What a welcome beginning that was on Monday, November 16, when some 70 people gathered in Town Hall to talk about what is perceived as a heroin epidemic, not only in Woodstock, but in general throughout the region, state, country, and wider.
It’s easy to feel helpless as young people in the community, watching older ones, fall prey to the destructive feel-good moments that steal their lives. It is cathartic to slap it down on the table, call it what it is and try to find help dealing with it. As was continually pointed out, drug addiction, and addiction of all kinds, easily crosses economic, social and ethnic lines. An equal opportunity destroyer.
The concrete pieces that came out of the forum showed a community banding together, and a list of places to call, help to seek, when you come upon a situation that needs it. As usual, Family of Woodstock is at the top. We’ll promise to include this list in the paper every week, and seek your advice to add to it. If there are other resources to help someone with drug problems out there, let us know.
And we urge those who showed up at the meeting to stay involved. The community needs you. Lives depend upon it.
Parking agreement
We will support the Woodstock town board’s actions this week of reinstating a payment in lieu of parking for new businesses and developers, of $900 per spot. One letter argues that it’s just another fee and will make potential business owners look elsewhere for a location that’s cheaper. But our zoning law correctly says that commercial establishments have to be responsible for creating enough parking for their own businesses, and offers a formula for such, or your customers are going to take parking spaces that someone else has created or paid for. So the fee allows those who don’t have the room to create parking spaces, gives them a way to be here, to have their business in town.

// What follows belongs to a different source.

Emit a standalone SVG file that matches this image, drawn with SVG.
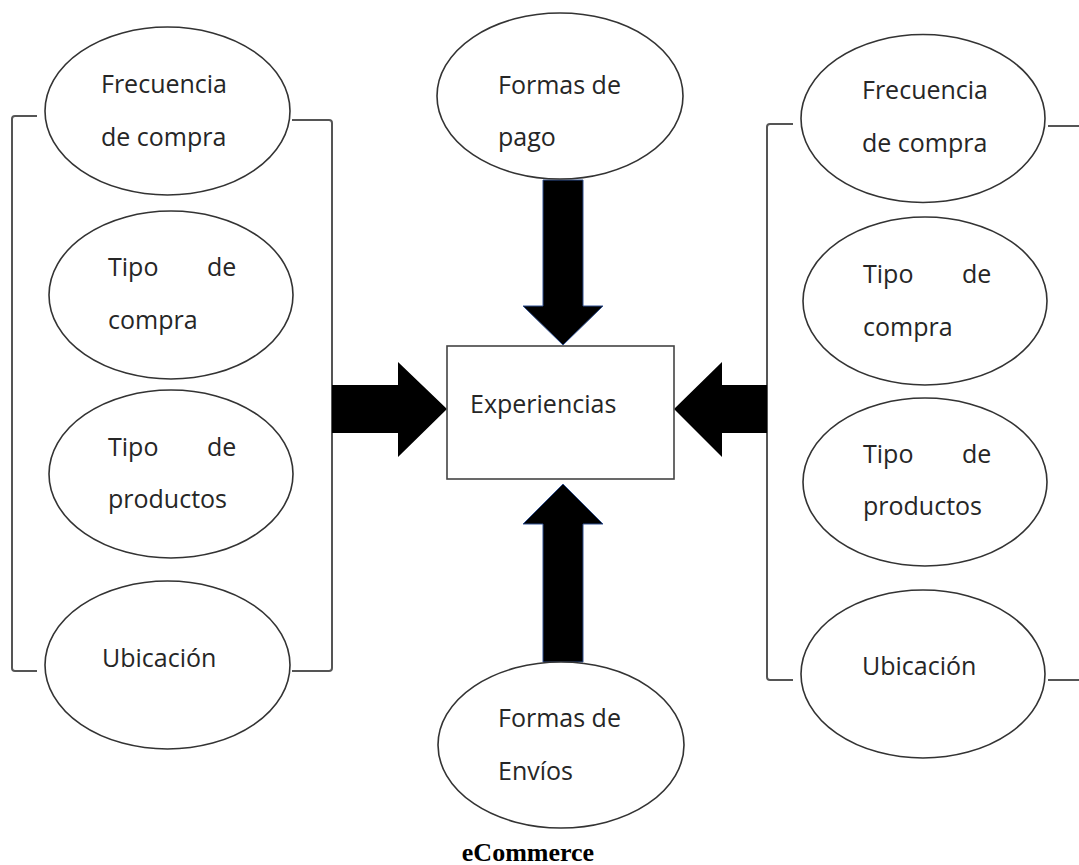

The other part of the obligation is for the town to use the fee money to create or better maintain the available spaces, and not see it swallowed up for other expenses.
And while they’re at it, a small fee for those who are not residents to park at the Mountain View lot on Rock City Road, is not out of the question. Residents would still park there for free. There were a lot of cars in town this past summer (and will likely be again this holiday season.) The short term lodging that is offered now has made the town accessible overnight to many more people. It is incumbent on the town officials to manage the space resources that are available, to maintain the quality of life for those who are here all the time, as well as those visiting.